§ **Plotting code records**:
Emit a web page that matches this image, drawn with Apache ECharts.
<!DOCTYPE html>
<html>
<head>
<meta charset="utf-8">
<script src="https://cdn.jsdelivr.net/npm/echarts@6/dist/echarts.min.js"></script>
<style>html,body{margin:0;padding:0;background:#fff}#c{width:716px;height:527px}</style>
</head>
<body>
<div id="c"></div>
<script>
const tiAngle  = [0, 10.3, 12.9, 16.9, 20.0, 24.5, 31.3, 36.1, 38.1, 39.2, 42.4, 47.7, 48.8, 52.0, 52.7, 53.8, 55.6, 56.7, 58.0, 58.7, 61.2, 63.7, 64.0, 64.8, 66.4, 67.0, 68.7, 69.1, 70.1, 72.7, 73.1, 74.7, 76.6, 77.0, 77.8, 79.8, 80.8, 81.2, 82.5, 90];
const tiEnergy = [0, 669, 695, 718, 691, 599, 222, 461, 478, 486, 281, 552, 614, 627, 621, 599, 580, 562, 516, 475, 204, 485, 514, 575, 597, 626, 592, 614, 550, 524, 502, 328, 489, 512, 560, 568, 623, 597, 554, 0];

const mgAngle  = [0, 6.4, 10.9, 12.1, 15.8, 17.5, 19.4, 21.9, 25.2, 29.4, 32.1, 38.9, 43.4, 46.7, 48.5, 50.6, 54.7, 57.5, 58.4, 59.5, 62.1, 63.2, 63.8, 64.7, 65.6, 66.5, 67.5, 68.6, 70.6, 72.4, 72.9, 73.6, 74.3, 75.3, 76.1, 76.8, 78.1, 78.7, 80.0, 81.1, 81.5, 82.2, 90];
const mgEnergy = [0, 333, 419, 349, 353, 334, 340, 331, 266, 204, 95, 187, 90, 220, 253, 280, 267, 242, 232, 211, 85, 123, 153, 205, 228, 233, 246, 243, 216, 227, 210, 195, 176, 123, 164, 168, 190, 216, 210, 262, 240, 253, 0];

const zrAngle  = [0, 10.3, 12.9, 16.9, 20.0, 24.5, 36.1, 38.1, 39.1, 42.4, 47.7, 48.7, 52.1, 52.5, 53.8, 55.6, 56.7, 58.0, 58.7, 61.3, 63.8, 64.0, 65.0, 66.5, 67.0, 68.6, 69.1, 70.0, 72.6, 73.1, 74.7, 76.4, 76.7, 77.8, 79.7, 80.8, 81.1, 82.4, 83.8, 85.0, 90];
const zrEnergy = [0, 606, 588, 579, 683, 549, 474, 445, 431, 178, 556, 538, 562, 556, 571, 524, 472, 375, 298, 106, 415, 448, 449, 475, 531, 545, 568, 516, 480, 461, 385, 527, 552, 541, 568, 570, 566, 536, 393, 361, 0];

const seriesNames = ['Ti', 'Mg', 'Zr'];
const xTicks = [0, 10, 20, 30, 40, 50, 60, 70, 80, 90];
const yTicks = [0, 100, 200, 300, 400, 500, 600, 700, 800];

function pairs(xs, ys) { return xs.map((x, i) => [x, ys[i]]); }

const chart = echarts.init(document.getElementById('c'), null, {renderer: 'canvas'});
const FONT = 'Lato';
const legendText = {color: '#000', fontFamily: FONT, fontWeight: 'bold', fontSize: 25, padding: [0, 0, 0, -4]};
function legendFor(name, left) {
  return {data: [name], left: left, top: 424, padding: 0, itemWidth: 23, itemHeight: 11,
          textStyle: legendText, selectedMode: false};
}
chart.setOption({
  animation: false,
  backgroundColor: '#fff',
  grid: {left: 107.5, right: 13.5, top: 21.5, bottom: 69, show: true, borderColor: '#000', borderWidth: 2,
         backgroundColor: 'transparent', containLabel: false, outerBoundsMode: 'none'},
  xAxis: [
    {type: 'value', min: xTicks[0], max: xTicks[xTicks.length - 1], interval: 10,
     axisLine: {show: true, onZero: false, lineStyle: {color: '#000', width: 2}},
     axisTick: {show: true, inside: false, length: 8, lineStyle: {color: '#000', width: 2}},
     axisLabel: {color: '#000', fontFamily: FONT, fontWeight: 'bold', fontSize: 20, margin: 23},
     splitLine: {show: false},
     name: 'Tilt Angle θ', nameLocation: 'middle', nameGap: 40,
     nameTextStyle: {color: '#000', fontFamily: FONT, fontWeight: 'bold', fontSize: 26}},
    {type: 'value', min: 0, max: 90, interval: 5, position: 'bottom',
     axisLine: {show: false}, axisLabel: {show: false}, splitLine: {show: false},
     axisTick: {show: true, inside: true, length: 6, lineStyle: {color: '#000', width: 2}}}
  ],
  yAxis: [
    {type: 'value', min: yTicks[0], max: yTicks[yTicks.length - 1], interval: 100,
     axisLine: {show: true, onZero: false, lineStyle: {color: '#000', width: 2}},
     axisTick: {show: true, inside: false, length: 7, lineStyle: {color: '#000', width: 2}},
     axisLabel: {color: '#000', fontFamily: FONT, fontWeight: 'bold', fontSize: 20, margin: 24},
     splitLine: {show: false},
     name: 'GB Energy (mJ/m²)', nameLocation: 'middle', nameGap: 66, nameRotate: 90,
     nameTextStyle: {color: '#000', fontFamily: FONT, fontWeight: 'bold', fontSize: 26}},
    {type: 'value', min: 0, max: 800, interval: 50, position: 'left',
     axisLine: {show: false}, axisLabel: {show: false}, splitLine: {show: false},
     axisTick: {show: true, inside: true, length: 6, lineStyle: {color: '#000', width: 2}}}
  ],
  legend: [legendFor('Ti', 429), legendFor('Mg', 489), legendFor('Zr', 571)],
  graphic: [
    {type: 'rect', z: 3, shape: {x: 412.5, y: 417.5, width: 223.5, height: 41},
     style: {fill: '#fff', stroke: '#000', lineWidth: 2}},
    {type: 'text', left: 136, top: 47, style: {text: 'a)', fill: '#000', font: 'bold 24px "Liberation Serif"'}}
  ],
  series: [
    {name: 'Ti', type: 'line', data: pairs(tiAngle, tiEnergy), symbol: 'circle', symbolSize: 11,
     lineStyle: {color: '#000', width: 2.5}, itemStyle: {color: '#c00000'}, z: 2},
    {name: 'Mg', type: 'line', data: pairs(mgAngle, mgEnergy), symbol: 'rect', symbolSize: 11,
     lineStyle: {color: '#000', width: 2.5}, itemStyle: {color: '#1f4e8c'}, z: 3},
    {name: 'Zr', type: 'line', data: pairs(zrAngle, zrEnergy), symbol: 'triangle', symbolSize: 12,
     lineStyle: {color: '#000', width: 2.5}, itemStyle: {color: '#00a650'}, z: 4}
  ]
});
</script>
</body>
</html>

---

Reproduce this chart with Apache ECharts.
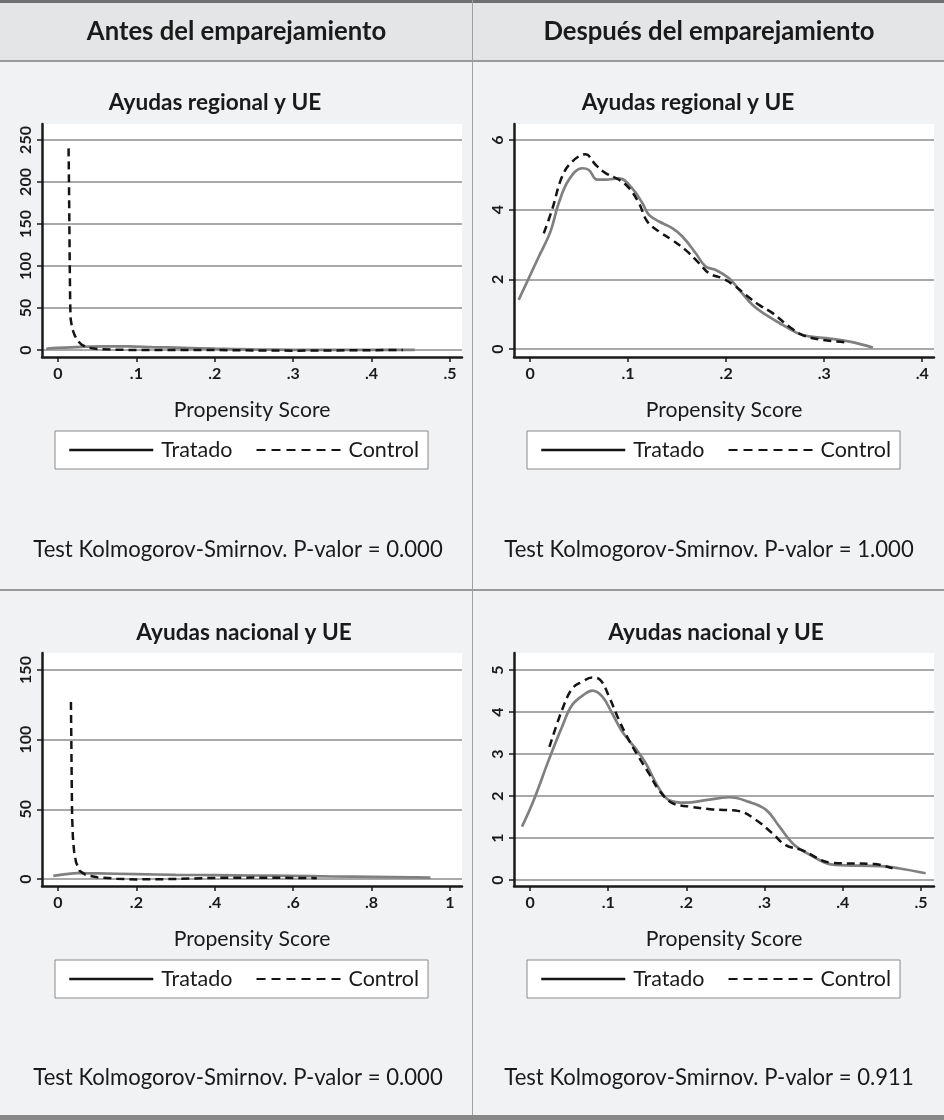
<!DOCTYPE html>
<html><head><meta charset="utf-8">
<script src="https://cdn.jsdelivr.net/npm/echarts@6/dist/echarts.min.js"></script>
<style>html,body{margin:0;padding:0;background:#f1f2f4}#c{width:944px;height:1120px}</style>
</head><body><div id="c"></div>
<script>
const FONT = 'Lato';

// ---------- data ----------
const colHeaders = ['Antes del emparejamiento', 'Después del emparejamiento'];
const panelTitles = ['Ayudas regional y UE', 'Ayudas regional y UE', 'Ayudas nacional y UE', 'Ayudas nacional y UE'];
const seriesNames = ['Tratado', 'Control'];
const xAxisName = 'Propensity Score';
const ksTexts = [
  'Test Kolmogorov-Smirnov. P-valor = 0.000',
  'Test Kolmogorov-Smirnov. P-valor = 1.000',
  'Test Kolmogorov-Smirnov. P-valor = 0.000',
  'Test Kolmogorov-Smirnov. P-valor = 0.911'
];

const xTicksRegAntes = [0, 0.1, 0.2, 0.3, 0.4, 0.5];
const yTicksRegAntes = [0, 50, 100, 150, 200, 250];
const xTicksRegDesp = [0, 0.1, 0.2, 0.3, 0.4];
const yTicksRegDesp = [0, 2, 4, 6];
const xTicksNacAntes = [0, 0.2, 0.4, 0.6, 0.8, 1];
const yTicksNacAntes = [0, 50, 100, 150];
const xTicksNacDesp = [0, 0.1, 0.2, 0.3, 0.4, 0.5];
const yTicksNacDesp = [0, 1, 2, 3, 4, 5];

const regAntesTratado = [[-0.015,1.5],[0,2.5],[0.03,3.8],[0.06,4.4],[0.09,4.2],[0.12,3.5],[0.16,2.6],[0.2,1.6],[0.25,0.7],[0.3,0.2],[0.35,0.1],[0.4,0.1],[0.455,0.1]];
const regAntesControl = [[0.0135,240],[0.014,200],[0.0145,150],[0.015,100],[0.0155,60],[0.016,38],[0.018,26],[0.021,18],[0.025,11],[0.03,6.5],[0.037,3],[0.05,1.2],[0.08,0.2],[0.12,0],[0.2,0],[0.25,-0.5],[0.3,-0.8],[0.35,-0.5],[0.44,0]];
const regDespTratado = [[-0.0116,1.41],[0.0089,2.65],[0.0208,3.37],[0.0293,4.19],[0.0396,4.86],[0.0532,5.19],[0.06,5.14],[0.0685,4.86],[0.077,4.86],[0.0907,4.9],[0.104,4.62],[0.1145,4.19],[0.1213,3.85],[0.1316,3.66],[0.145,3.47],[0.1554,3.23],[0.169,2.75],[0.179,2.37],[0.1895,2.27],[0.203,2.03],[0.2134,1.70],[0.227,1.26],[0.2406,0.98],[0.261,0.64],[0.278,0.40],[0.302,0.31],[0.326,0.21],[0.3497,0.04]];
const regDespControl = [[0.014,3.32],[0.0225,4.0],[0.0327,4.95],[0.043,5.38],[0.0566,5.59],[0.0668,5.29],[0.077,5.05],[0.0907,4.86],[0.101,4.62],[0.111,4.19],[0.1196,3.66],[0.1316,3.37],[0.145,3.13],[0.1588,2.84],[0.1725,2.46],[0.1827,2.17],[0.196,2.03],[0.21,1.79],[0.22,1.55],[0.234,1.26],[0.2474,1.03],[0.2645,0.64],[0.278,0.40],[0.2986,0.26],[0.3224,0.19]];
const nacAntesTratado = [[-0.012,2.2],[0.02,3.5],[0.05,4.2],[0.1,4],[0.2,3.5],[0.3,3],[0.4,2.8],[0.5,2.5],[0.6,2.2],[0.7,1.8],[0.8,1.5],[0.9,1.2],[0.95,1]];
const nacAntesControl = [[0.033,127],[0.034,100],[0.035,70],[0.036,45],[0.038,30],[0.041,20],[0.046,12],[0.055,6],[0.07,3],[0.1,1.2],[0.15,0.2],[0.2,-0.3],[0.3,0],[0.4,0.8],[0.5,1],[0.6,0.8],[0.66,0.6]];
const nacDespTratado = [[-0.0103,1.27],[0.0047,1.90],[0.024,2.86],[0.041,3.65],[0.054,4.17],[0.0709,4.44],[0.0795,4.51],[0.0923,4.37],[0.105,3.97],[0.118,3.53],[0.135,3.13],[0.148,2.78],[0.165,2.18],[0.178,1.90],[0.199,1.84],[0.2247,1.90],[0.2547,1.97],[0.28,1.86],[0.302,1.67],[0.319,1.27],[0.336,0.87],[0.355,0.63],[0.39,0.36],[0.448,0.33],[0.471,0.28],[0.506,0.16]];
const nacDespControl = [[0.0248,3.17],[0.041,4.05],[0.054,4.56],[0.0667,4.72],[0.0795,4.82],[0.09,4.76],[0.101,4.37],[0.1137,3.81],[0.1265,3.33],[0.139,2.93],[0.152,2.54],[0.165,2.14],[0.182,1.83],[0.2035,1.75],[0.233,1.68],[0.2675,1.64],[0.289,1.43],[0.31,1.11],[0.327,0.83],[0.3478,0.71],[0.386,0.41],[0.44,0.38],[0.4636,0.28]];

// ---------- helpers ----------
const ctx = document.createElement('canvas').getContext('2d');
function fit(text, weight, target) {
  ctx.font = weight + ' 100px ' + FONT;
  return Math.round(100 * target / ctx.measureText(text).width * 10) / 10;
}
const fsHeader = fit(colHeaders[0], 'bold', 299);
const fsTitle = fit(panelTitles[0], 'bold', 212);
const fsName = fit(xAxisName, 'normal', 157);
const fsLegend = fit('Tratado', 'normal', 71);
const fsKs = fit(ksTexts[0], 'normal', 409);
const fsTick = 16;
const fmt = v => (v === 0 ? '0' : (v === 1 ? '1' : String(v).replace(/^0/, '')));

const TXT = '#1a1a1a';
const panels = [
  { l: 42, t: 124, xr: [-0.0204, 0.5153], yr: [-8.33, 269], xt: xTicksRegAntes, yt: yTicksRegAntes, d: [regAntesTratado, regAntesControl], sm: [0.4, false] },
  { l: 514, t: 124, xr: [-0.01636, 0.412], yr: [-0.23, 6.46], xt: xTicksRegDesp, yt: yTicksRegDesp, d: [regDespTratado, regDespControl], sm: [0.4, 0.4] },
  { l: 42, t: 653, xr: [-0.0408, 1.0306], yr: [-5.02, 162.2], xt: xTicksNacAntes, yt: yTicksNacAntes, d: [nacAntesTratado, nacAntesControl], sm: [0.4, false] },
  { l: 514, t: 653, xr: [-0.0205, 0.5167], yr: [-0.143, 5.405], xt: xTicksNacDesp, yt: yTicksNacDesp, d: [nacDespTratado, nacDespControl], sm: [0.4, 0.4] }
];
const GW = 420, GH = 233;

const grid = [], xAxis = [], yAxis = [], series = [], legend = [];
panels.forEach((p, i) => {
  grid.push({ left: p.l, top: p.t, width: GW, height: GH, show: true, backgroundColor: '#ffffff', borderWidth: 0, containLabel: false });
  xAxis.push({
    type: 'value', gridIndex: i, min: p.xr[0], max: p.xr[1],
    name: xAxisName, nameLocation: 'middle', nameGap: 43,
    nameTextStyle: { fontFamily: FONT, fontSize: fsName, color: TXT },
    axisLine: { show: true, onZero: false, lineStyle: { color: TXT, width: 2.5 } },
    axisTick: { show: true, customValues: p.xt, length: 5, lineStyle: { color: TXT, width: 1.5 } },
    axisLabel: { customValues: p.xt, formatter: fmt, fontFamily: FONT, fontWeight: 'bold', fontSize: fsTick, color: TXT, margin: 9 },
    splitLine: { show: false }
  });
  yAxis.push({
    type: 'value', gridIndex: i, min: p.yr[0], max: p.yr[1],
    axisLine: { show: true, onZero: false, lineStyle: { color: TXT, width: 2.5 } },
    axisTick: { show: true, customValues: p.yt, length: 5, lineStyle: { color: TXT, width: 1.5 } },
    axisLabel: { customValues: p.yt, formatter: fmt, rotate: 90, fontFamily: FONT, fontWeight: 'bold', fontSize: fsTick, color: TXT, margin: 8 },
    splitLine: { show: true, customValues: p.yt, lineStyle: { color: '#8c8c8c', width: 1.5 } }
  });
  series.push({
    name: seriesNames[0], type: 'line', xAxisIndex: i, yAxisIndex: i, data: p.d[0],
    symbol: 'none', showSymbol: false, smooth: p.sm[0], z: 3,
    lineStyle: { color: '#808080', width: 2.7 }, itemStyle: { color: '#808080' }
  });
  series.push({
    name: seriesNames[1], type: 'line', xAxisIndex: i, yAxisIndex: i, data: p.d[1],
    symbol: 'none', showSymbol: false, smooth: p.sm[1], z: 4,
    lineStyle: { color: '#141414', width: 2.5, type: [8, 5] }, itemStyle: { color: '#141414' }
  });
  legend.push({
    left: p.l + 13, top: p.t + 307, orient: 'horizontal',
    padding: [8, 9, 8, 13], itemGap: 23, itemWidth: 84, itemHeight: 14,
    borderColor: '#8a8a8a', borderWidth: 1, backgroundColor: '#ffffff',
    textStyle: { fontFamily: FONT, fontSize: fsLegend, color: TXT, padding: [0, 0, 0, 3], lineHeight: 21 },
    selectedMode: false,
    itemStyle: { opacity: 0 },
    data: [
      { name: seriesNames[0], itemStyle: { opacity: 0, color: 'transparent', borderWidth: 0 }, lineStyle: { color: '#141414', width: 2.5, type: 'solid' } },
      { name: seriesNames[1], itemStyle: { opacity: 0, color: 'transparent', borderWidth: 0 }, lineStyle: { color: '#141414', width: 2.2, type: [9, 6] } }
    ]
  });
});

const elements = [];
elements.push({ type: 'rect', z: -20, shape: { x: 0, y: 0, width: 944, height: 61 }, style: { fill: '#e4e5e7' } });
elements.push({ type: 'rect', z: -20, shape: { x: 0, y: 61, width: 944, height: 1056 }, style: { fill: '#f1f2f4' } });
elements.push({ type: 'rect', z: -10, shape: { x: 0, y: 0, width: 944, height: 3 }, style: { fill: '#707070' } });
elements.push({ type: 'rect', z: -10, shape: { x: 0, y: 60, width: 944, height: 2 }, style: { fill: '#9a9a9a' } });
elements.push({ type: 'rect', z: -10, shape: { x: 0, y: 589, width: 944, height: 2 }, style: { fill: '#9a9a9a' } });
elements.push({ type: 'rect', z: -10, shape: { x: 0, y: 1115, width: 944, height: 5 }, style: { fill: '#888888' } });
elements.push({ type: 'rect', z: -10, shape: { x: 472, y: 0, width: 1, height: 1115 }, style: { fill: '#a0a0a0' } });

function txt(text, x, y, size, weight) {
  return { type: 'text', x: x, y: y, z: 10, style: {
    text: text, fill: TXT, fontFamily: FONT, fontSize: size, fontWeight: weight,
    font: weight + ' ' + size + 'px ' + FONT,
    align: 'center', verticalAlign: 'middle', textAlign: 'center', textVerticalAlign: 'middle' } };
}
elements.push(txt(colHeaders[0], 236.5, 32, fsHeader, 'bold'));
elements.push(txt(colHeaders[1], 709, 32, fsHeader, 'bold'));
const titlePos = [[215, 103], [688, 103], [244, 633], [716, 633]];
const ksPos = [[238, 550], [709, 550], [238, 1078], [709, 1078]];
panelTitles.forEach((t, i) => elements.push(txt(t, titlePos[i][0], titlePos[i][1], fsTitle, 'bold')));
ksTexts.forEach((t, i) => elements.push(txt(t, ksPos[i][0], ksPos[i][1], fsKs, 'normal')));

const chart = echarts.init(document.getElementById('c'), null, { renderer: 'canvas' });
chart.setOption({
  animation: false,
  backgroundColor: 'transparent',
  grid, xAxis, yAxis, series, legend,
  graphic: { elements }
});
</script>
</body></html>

§ **WHAT THE EXERCISE ASKS**: Search the entries for the word "Apache", then list each line that holds it.

§ **CORRECT OUTPUT**:
Emit a web page that matches this image, drawn with Apache ECharts.
Reproduce this chart with Apache ECharts.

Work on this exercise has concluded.